The committee’s requests, which were broadly similar in each case, specified documents relating to: goals regarding climate change; how the groups arrived at those goals; communications related to shareholder proposals that promote decarbonization; communications with shareholder engagement service providers, such as As You Sow, on how to reduce emissions through shareholder actions; communications related to how asset managers can advance decarbonization; and how decarbonization goals impact consumers of “fossil fuels such as coal, gas, and oil.”

The subpoena issued Wednesday alleges that As You Sow was non-responsive to the August request.

Danielle Fugere, president and chief counsel of As You Sow, says Behar will not testify before the committee, despite the subpoena.

Fugere says the subpoenas are “intended to reduce climate action” and that the committee has “not spelled out” what the antitrust violation would be in this case. Fugere argues that helping shareholders who want to take “climate into account” has “no anti-competitive impact whatsoever.”

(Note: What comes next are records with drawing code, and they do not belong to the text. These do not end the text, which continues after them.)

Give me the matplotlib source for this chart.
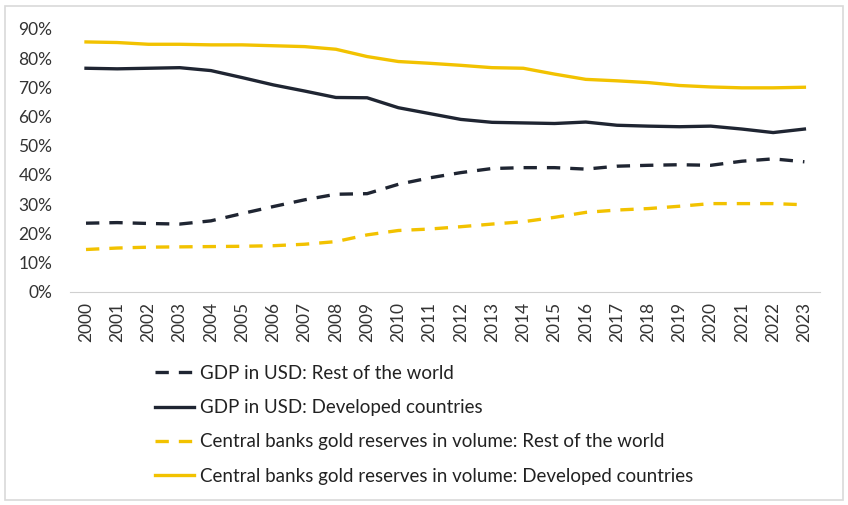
import numpy as np
import matplotlib.pyplot as plt
from matplotlib.patches import Rectangle
from matplotlib.ticker import PercentFormatter

plt.rcParams['font.family'] = ['Lato', 'DejaVu Sans']

years = [str(y) for y in range(2000, 2024)]

gdp_rest = [23.5, 23.7, 23.4, 23.2, 24.3, 26.8, 29.2, 31.5, 33.4, 33.6, 36.8, 39.0,
            40.8, 42.2, 42.5, 42.5, 42.0, 43.0, 43.3, 43.5, 43.3, 44.7, 45.5, 44.5]
gdp_dev = [76.5, 76.3, 76.5, 76.7, 75.7, 73.3, 70.8, 68.7, 66.5, 66.4, 63.0, 61.0,
           59.0, 58.0, 57.8, 57.6, 58.1, 57.0, 56.7, 56.5, 56.7, 55.7, 54.5, 55.7]
gold_rest = [14.5, 15.0, 15.3, 15.4, 15.5, 15.6, 15.8, 16.3, 17.2, 19.5, 21.0, 21.5,
             22.3, 23.2, 24.0, 25.5, 27.2, 28.0, 28.5, 29.3, 30.2, 30.2, 30.2, 29.8]
gold_dev = [85.5, 85.3, 84.7, 84.7, 84.5, 84.5, 84.2, 83.9, 83.0, 80.5, 78.8, 78.2,
            77.5, 76.7, 76.5, 74.5, 72.7, 72.2, 71.6, 70.6, 70.1, 69.8, 69.8, 70.0]

navy = '#1f2532'
gold = '#f2c200'

fig = plt.figure(figsize=(8.48, 5.05), dpi=100)
ax = fig.add_axes([0.083, 0.422, 0.884, 0.521])

x = np.arange(len(years))
ax.plot(x, gdp_rest, color=navy, lw=2.4, ls=(0, (4, 3)), label='GDP in USD: Rest of the world')
ax.plot(x, gdp_dev, color=navy, lw=2.4, label='GDP in USD: Developed countries')
ax.plot(x, gold_rest, color=gold, lw=2.4, ls=(0, (4, 3)),
        label='Central banks gold reserves in volume: Rest of the world')
ax.plot(x, gold_dev, color=gold, lw=2.4, label='Central banks gold reserves in volume: Developed countries')

ax.set_xlim(-0.5, len(years) - 0.5)
ax.set_ylim(0, 90)
ax.set_yticks(np.arange(0, 91, 10))
ax.yaxis.set_major_formatter(PercentFormatter(decimals=0))
ax.set_xticks(x)
ax.set_xticklabels(years, rotation=90)
ax.tick_params(axis='both', length=0, labelsize=12.5, colors='#333333')
ax.tick_params(axis='x', pad=7)
ax.tick_params(axis='y', pad=13)
for s in ['top', 'right', 'left']:
    ax.spines[s].set_visible(False)
ax.spines['bottom'].set_color('#d0d0d0')

leg = fig.legend(loc='upper left', bbox_to_anchor=(0.163, 0.311), frameon=False,
                 fontsize=13.5, handlelength=2.1, handletextpad=0.3, labelspacing=0.92)
for t in leg.get_texts():
    t.set_color('#222222')

fig.patches.append(Rectangle((0.006, 0.01), 0.988, 0.978, transform=fig.transFigure,
                             fill=False, edgecolor='#d9d9d9', lw=1.2))

plt.savefig('out.png', dpi=100)
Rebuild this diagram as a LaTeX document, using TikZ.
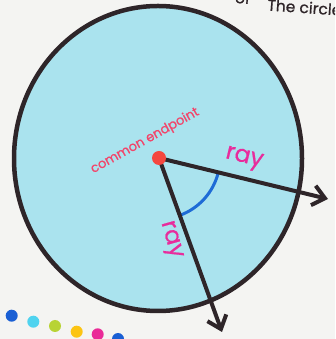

Fugere adds that “there is no negative competitive impact or agreement,” because the nonprofit is not leveraging shareholder coordination to fix prices, split markets or undertake other anti-competitive behavior. She says many investors care a lot about environmental issues, and As You Sow represents their interests in communications with a public company and can assist them in the shareholder proposal and proxy voting process, adding that As You Sow doesn’t understand the committee’s claims and cannot comply with the document request due to its breadth.